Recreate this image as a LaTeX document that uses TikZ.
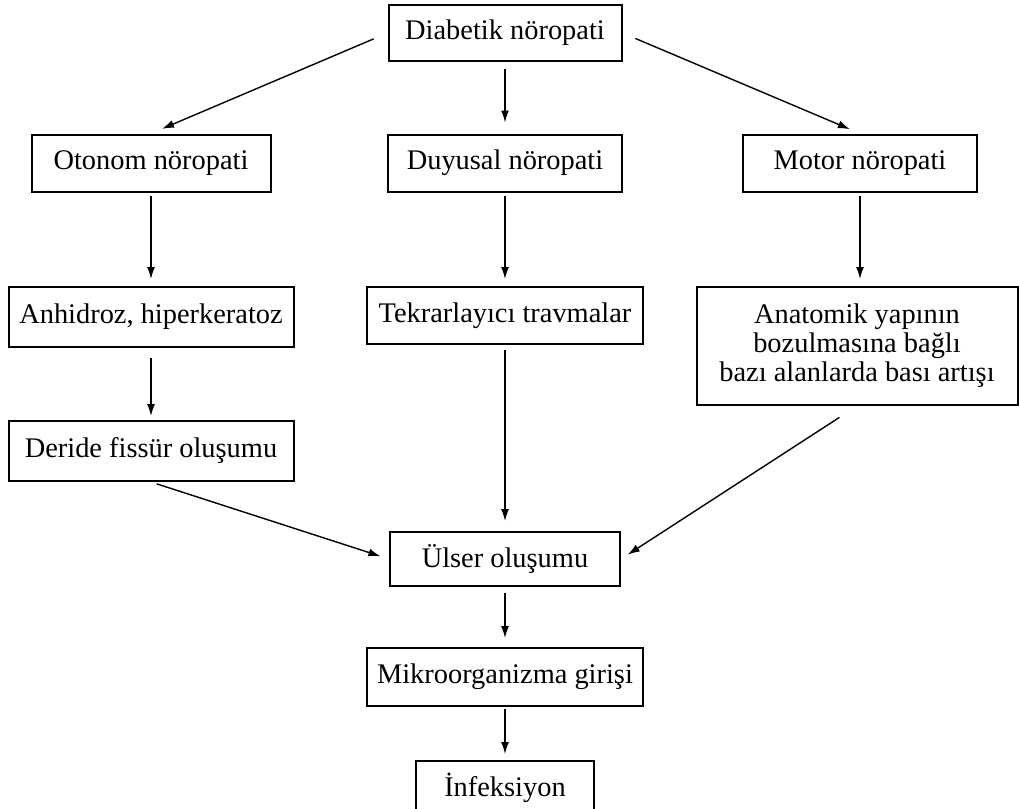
\documentclass[tikz,border=0pt]{standalone}
\usepackage{fontspec}
\setmainfont{Liberation Serif}
\usepackage{tikz}
\usetikzlibrary{arrows.meta}

\tikzset{
  box/.style={draw=black, line width=1pt, inner sep=0pt, align=center,
              font=\fontsize{14.2}{14.5}\selectfont},
  arr/.style={-{Latex[length=6pt,width=4pt]}, line width=0.7pt}
}

\begin{document}
\begin{tikzpicture}[x=0.5pt, y=-0.5pt]
            \useasboundingbox (0,0) rectangle (1019,809);
            % boxes
            \node[box, minimum width=116.5pt, minimum height=28pt]   (diab)  at (505,  33) {Diabetik nöropati};
            \node[box, minimum width=119.5pt, minimum height=28.5pt] (oton)  at (151, 163) {Otonom nöropati};
            \node[box, minimum width=117pt,   minimum height=28.5pt] (duyu)  at (505, 163) {Duyusal nöropati};
            \node[box, minimum width=117pt,   minimum height=28.5pt] (moto)  at (860, 163) {Motor nöropati};
            \node[box, minimum width=142.5pt, minimum height=30pt]   (anhi)  at (151, 317) {Anhidroz, hiperkeratoz};
            \node[box, minimum width=138pt,   minimum height=28.5pt] (tekr)  at (505,315.5) {Tekrarlayıcı travmalar};
            \node[box, minimum width=160.5pt, minimum height=59pt]   (anat)  at (857, 346) {Anatomik yapının\\bozulmasına bağlı\\bazı alanlarda bası artışı};
            \node[box, minimum width=142.5pt, minimum height=30pt]   (deri)  at (151, 451) {Deride fissür oluşumu};
            \node[box, minimum width=115pt,   minimum height=27pt]   (ulse)  at (505, 559) {Ülser oluşumu};
            \node[box, minimum width=138pt,   minimum height=29pt]   (mikr)  at (505, 677) {Mikroorganizma girişi};
            \node[box, minimum width=89pt,    minimum height=27pt]   (infe)  at (505, 788) {İnfeksiyon};
            % arrows
            \draw[arr, shorten <=7.5pt, shorten >=6pt]   (diab.west)  -- (oton.north);
            \draw[arr, shorten <=3.5pt, shorten >=5.5pt] (diab.south) -- (duyu.north);
            \draw[arr, shorten <=7pt,   shorten >=5.5pt] (diab.east)  -- (moto.north);
            \draw[arr, shorten <=1.5pt, shorten >=3.5pt] (oton.south) -- (anhi.north);
            \draw[arr, shorten <=1.5pt, shorten >=3.5pt] (duyu.south) -- (tekr.north);
            \draw[arr, shorten <=1.5pt, shorten >=3.5pt] (moto.south) -- (moto.south |- anat.north);
            \draw[arr, shorten <=5pt,   shorten >=2pt]   (anhi.south) -- (deri.north);
            \draw[arr, shorten <=2.5pt, shorten >=5pt]   (tekr.south) -- (ulse.north);
            \draw[arr, shorten <=3pt,   shorten >=4.5pt] (deri.south) -- (ulse.west);
            \draw[arr, shorten <=10.5pt, shorten >=4pt]  (anat.south) -- (ulse.east);
            \draw[arr, shorten <=3pt,   shorten >=4.5pt] (ulse.south) -- (mikr.north);
            \draw[arr, shorten <=1pt,   shorten >=3pt]   (mikr.south) -- (infe.north);
        \end{tikzpicture}
\end{document}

------------------------------------------------------------

• _Task objective_:
Reproduce every line precisely as given, omitting all pictures.

• _Worked solution_:
Recreate this image as a LaTeX document that uses TikZ.
\documentclass[tikz,border=0pt]{standalone}
\usepackage{fontspec}
\setmainfont{Liberation Serif}
\usepackage{tikz}
\usetikzlibrary{arrows.meta}

\tikzset{
  box/.style={draw=black, line width=1pt, inner sep=0pt, align=center,
              font=\fontsize{14.2}{14.5}\selectfont},
  arr/.style={-{Latex[length=6pt,width=4pt]}, line width=0.7pt}
}

\begin{document}
\begin{tikzpicture}[x=0.5pt, y=-0.5pt]
            \useasboundingbox (0,0) rectangle (1019,809);
            % boxes
            \node[box, minimum width=116.5pt, minimum height=28pt]   (diab)  at (505,  33) {Diabetik nöropati};
            \node[box, minimum width=119.5pt, minimum height=28.5pt] (oton)  at (151, 163) {Otonom nöropati};
            \node[box, minimum width=117pt,   minimum height=28.5pt] (duyu)  at (505, 163) {Duyusal nöropati};
            \node[box, minimum width=117pt,   minimum height=28.5pt] (moto)  at (860, 163) {Motor nöropati};
            \node[box, minimum width=142.5pt, minimum height=30pt]   (anhi)  at (151, 317) {Anhidroz, hiperkeratoz};
            \node[box, minimum width=138pt,   minimum height=28.5pt] (tekr)  at (505,315.5) {Tekrarlayıcı travmalar};
            \node[box, minimum width=160.5pt, minimum height=59pt]   (anat)  at (857, 346) {Anatomik yapının\\bozulmasına bağlı\\bazı alanlarda bası artışı};
            \node[box, minimum width=142.5pt, minimum height=30pt]   (deri)  at (151, 451) {Deride fissür oluşumu};
            \node[box, minimum width=115pt,   minimum height=27pt]   (ulse)  at (505, 559) {Ülser oluşumu};
            \node[box, minimum width=138pt,   minimum height=29pt]   (mikr)  at (505, 677) {Mikroorganizma girişi};
            \node[box, minimum width=89pt,    minimum height=27pt]   (infe)  at (505, 788) {İnfeksiyon};
            % arrows
            \draw[arr, shorten <=7.5pt, shorten >=6pt]   (diab.west)  -- (oton.north);
            \draw[arr, shorten <=3.5pt, shorten >=5.5pt] (diab.south) -- (duyu.north);
            \draw[arr, shorten <=7pt,   shorten >=5.5pt] (diab.east)  -- (moto.north);
            \draw[arr, shorten <=1.5pt, shorten >=3.5pt] (oton.south) -- (anhi.north);
            \draw[arr, shorten <=1.5pt, shorten >=3.5pt] (duyu.south) -- (tekr.north);
            \draw[arr, shorten <=1.5pt, shorten >=3.5pt] (moto.south) -- (moto.south |- anat.north);
            \draw[arr, shorten <=5pt,   shorten >=2pt]   (anhi.south) -- (deri.north);
            \draw[arr, shorten <=2.5pt, shorten >=5pt]   (tekr.south) -- (ulse.north);
            \draw[arr, shorten <=3pt,   shorten >=4.5pt] (deri.south) -- (ulse.west);
            \draw[arr, shorten <=10.5pt, shorten >=4pt]  (anat.south) -- (ulse.east);
            \draw[arr, shorten <=3pt,   shorten >=4.5pt] (ulse.south) -- (mikr.north);
            \draw[arr, shorten <=1pt,   shorten >=3pt]   (mikr.south) -- (infe.north);
        \end{tikzpicture}
\end{document}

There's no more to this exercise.